It’s Sairbeen’s final goodbye after 51 years

Published December 23, 2019
Aliya Nazki presenting Sairbeen on the BBC. — Jeff Overs/BBC
Aliya Nazki presenting Sairbeen on the BBC. — Jeff Overs/BBC

BBC Urdu’s flagship radio programme about current affairs Sairbeen will fall silent on Dec 31 this year and will not see the New Year after having been on air for 51 years.

BBC Urdu Service head Mehvish Hussain has attributed the decision to falling short wave and medium wave audiences and the “migration” of younger media users and women to digital platforms including television. The BBC says its decision is based on audience research conducted last year.

The nostalgia around Sairbeen is very strong among a generation of listeners who tuned in each evening at or around 8pm in Pakistan, half an hour later in occupied Kashmir and at 7pm in the United Arab Emirates over several decades.

Through years of dictatorship and censorship in Pakistan, Sairbeen provided a lifeline to the audience, as it was perhaps their only means of understanding what was happening in their own backyard. Its current affairs content was carefully compiled to meet their needs.

The audience responded with equal commitment. From events in 1970-71 when people in West Pakistan were told all was well in the eastern wing to the coup in 1999, Sairbeen had a devoted listenership, with some 20 million people tuning in each week.

Programme to be faded out on New Year’s eve

It was also the programme that turned accomplished broadcasters and journalists such as Athar Ali, Viqar Ahmad, Raza Ali Abidi and Asaf Jilani, among others, into household names in the subcontinent. These broadcasting giants and their colleagues ensured their output was credible and the listener showered them with adulation, and took their word as gospel.

Later the programme was to be hosted by Shafi Naqi Jamie, Ali Ahmed Khan, Obaid Siddiqui, Wusatullah Khan, Nayeema Ahmad Mehjoor, Mahpara Safdar, Mohammed Hanif, Zubair Ahmad, Nusrat Jahan, Eilya Haidar and Javed Soomro.

My own relationship with it morphed into something new with the passing years. It started when I was a college student and Gen Ziaul Haq overthrew an elected government and imposed martial law, and continued till the judicial farce that led to the sentencing and execution of then prime minister Zulfikar Ali Bhutto.

I remember all through that period, then the formation of the MRD, the PIA hijacking to the launch of the MRD movement in 1983, one tuned in before dinner to get a sense of what was happening in our own country. Kashmiri friends in Srinagar and in the rest of the occupied valley talk of a similar experience.

If the MRD movement pressured Zia to move from outright autocratic rule to a watered down, non-party democratic order, one journalist chronicled that movement. Iqbal Jafri’s despatches from Sindh, which were at the heart of the resistance, kept the listeners abreast of the developments daily.
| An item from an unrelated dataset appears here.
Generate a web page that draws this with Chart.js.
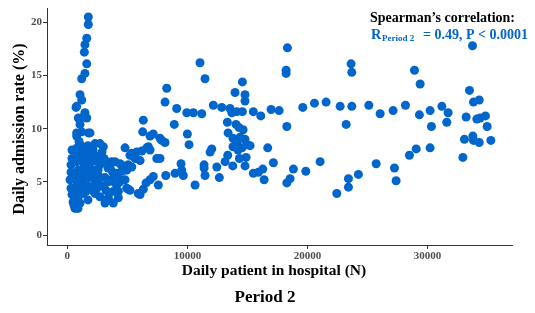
<!DOCTYPE html>
<html>
<head>
<meta charset="utf-8">
<script src="https://cdn.jsdelivr.net/npm/chart.js@4"></script>
<style>
  html, body { margin: 0; padding: 0; background: #fff; }
  canvas { display: block; }
</style>
</head>
<body>
<canvas id="myChart" width="535" height="313"></canvas>
<script>
// daily patients in hospital (N) for each day of period 2
var patientsN = [
    1750, 1750, 1620, 1470, 1420, 1620, 1470, 1200, 1060, 1200, 780, 730, 1470, 920, 1330, 1620, 1060, 1200, 780, 1750, 1890, 780, 980, 1060,
    2310, 2720, 3000, 390, 390, 310, 310, 230, 310, 390, 480, 640, 560, 810, 890, 810, 890, 730, 810, 730, 890,
    1230, 1310, 1230, 1390, 1230, 1310, 1140, 1310, 1060, 1720, 1640, 1810, 1720, 1640, 1810, 1720, 1560, 1720,
    2140, 2220, 2060, 2220, 2140, 2310, 2060, 2470, 2560, 2640, 2470, 2890, 3060, 2720, 3140, 2970, 3390, 3220, 890,
    2580, 3280, 3560, 3970, 4390, 4810, 3780, 4120, 4530, 4950, 2580, 3420, 3970, 4390, 4810, 5220, 5500,
    2310, 2720, 3280, 3830, 4250, 5080, 3420, 4250, 3830, 3140, 5910, 6060, 6330, 6560, 6890, 7160, 7450, 7580,
    8200, 8970, 9470, 9530, 9660, 10640, 6330, 6280, 6890, 7160, 7720, 7860, 8140, 6750, 6890, 4810, 5370, 5780,
    6200, 6610, 5640, 6060, 5080, 5370, 3700, 4670, 4120, 4530, 4950, 5220, 4120, 3700, 7720, 8140, 8280, 9110,
    9950, 10500, 11200, 8910, 10000, 10140,
    11050, 11470, 12160, 12860, 13550, 13700, 14110, 14580, 15490, 16110, 16970, 17640, 14580, 13970, 14800, 14800,
    18330, 18220, 18220, 13330, 13390, 13800, 14300, 14640, 14390, 14800, 14140, 13800, 14970, 15220, 14220, 14550,
    14050, 16690, 18280, 12030, 11890, 13360, 13140, 14330, 14890, 14800, 13780, 17160, 11390, 11390, 12450, 11470,
    12660, 15490, 15910, 16280, 16390, 18830, 18550, 18280, 19860,
    21050, 22440, 23410, 23410, 24240, 25720, 27240, 27380, 28490, 29050, 30210, 32940, 33070, 33770, 33820, 34300,
    35270, 33740, 23630, 23690, 28910, 29380, 33490, 33820, 34300, 19610, 20580, 21550, 22720, 23690, 25110, 26050,
    27130, 28160, 29320, 30210, 31190, 31710, 31600, 30320, 33210, 34100, 34380, 34820, 34960, 23220
];
// daily admission rate (%) for the same days
var admissionRate = [
    20.5, 19.8, 18.5, 17.9, 17.2, 16.1, 15.2, 14.7, 13.2, 12.7, 12.1, 12.0, 11.5, 11.0, 11.1, 11.0, 10.4, 9.7, 9.6, 9.6, 9.6, 9.3, 8.8, 8.5,
    8.6, 8.6, 8.3, 8.0, 7.2, 6.6, 5.9, 5.2, 4.4, 3.8, 3.1, 2.5, 2.8, 8.2, 7.5, 6.9, 6.1, 5.5, 4.8, 4.1, 3.5,
    8.3, 7.7, 7.1, 6.5, 5.8, 5.2, 4.5, 3.9, 3.0, 8.4, 7.8, 7.2, 6.6, 5.9, 5.4, 4.6, 4.1, 3.3,
    8.0, 7.4, 6.9, 6.1, 5.5, 4.9, 4.2, 6.9, 6.1, 5.5, 4.4, 7.8, 7.2, 6.6, 5.4, 4.6, 6.3, 4.2, 2.5,
    7.4, 6.9, 6.4, 6.9, 6.7, 6.5, 5.9, 5.8, 6.0, 6.1, 4.9, 5.0, 4.9, 5.0, 5.2, 7.5, 7.4,
    3.9, 3.6, 3.3, 4.1, 4.1, 4.3, 3.5, 3.5, 3.0, 3.0, 3.9, 3.8, 4.3, 4.9, 5.2, 5.5, 7.2, 4.7,
    5.6, 5.8, 6.7, 6.1, 5.6, 4.7, 10.8, 9.7, 9.3, 9.5, 9.1, 8.9, 8.7, 8.3, 8.0, 8.2, 7.7, 7.8,
    7.9, 8.2, 7.2, 7.0, 6.6, 6.4, 6.9, 6.1, 5.6, 5.2, 4.4, 4.2, 4.7, 5.2, 7.2, 12.5, 13.8, 11.9,
    11.5, 11.5, 11.4, 10.4, 9.5, 8.5,
    16.2, 14.7, 12.2, 12.0, 11.9, 11.5, 11.6, 11.6, 11.6, 11.2, 11.8, 11.7, 14.4, 13.4, 13.2, 12.6,
    17.6, 15.5, 15.2, 10.6, 9.6, 9.1, 10.1, 9.9, 9.2, 9.0, 8.7, 8.3, 8.5, 8.4, 8.0, 8.2,
    10.4, 8.2, 10.2, 8.1, 7.8, 7.5, 6.9, 7.2, 7.3, 6.5, 6.5, 6.8, 6.6, 6.3, 6.4, 5.6,
    5.4, 5.8, 5.9, 6.2, 5.2, 6.2, 5.3, 4.9, 6.0,
    6.9, 3.9, 5.3, 4.5, 5.7, 6.7, 6.3, 5.1, 7.5, 8.1, 8.2, 7.3, 9.0, 9.3, 8.9, 8.7,
    8.9, 17.8, 16.1, 15.3, 15.5, 14.2, 13.6, 12.5, 12.7, 12.0, 12.4, 12.5, 12.1, 12.1, 12.2, 11.4,
    11.7, 12.2, 11.3, 11.7, 12.1, 11.5, 10.6, 10.2, 11.1, 10.9, 11.0, 11.2, 10.2, 10.4
];
var xTicks = [0, 10000, 20000, 30000];
var yTicks = [0, 5, 10, 15, 20];

var blue = 'rgb(0, 102, 204)';
var serif = "'Liberation Serif', 'Times New Roman', serif";

var points = [];
for (var i = 0; i < patientsN.length; i++) {
    points.push({x: patientsN[i], y: admissionRate[i]});
}

// titles and the correlation note
var textPlugin = {
    id: 'texts',
    afterDraw: function(chart) {
        var ctx = chart.ctx;
        ctx.save();
        ctx.fillStyle = '#000';
        ctx.textBaseline = 'middle';

        ctx.font = 'bold 15.5px ' + serif;
        ctx.textAlign = 'center';
        ctx.fillText('Daily patient in hospital (N)', 274, 271);

        ctx.font = 'bold 17px ' + serif;
        ctx.fillText('Period 2', 265, 298);

        ctx.save();
        ctx.translate(20, 129);
        ctx.rotate(-Math.PI / 2);
        ctx.font = 'bold 16px ' + serif;
        ctx.fillText('Daily admission rate (%)', 0, 0);
        ctx.restore();

        ctx.textAlign = 'left';
        ctx.font = 'bold 14px ' + serif;
        ctx.fillText('Spearman\u2019s correlation:', 370, 18);

        ctx.fillStyle = blue;
        ctx.font = 'bold 14.5px ' + serif;
        ctx.fillText('R', 371, 35);
        ctx.font = 'bold 9px ' + serif;
        ctx.fillText('Period 2', 382, 39);
        ctx.font = 'bold 14px ' + serif;
        ctx.fillText('= 0.49, P < 0.0001', 423, 35);
        ctx.restore();
    }
};

var ctx = document.getElementById('myChart');
var myChart = new Chart(ctx, {
    type: 'scatter',
    data: {
        datasets: [{
            label: 'Period 2',
            data: points,
            backgroundColor: blue,
            borderWidth: 0,
            pointRadius: 4.5,
            pointHoverRadius: 4.5
        }]
    },
    options: {
        responsive: false,
        animation: false,
        devicePixelRatio: 1,
        layout: { padding: { left: 0, right: 23, top: 8, bottom: 0 } },
        plugins: {
            legend: { display: false },
            tooltip: { enabled: false }
        },
        scales: {
            x: {
                type: 'linear',
                min: -1690,
                max: 37030,
                afterBuildTicks: function(s) { s.ticks = xTicks.map(function(v) { return {value: v}; }); },
                afterFit: function(s) { s.height = 68; },
                grid: { drawOnChartArea: false, tickLength: 4, color: '#333' },
                border: { color: '#333', width: 1 },
                ticks: {
                    padding: 1,
                    maxRotation: 0,
                    color: '#4d4d4d',
                    font: { family: serif, size: 11, weight: 'bold' },
                    callback: function(v) { return String(v); }
                }
            },
            y: {
                type: 'linear',
                min: -0.94,
                max: 21.35,
                afterBuildTicks: function(s) { s.ticks = yTicks.map(function(v) { return {value: v}; }); },
                afterFit: function(s) { s.width = 47; },
                grid: { drawOnChartArea: false, tickLength: 4, color: '#333' },
                border: { color: '#333', width: 1 },
                ticks: {
                    padding: 1,
                    color: '#4d4d4d',
                    font: { family: serif, size: 11, weight: 'bold' },
                    callback: function(v) { return String(v); }
                }
            }
        }
    },
    plugins: [textPlugin]
});
</script>
</body>
</html>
With the Soviets marching into Afghanistan in 1979, Rahimullah Yousufzai was to become the go-to man for any information on what was happening as the Pakistan- and CIA-trained and Saudi-funded ‘mujahideen’ took the battle to the Red Army. His voice became synonymous with credible reports on the landlocked, strife-torn country.

Zaffar Abbas, Idrees Bakhtiyar, Shahid Malik, Ali Hassan, Haroon Rashid, Azizullah Khan, Shakil Akhtar, Omar Farooq, Ram Dutt Tripathi, Yusuf Jamil and Altaf Hussain were other journalists whose voice reports from across the subcontinent were a source of credible information for a generation of Sairbeen ­listeners.

As a journalist I was asked to join the reporting team that was covering the elections in 1993. The following year the BBC offered me a job in London and I cut my teeth on Sairbeen under the stewardship of Viqar Ahmad (working weekends) after having been trained in the basics of broadcasting by Rashid Ashraf.

I worked on the programme when it went from half an hour to an hour. And then a year later as Service Editor integrated the whole 60 minutes into a rolling news and current affairs programme with a dedicated editor, by and large dispensing with translated despatches and relying on voice reports, interviews and radio packages.

The days such as the one I now recall must have happened innumerable times during Sairbeen’s life but I must share this personal experience. When we went on air on Oct 12, 1999, Gen Pervez Musharraf had been sacked as the army chief and by the time we concluded the programme an hour later, Musharraf was the country’s new ruler. Journalism does not get any more exciting and challenging.

A listener once wrote in from Drigh Colony, just across from the Karachi airport, to say that when his TV transmission was interrupted he sent his son running to get battery cells for his transistor radio. “From so many miles away you told me what was happening in my own neighbourhood. Can’t thank you enough.”

In a week’s time, the presenter will say: Aur iske saath he Sairbeen ka yeh Ikkeyavun [51] saala silsila ikhtetam ko pohncha. Khuda hafiz aur shab bakher.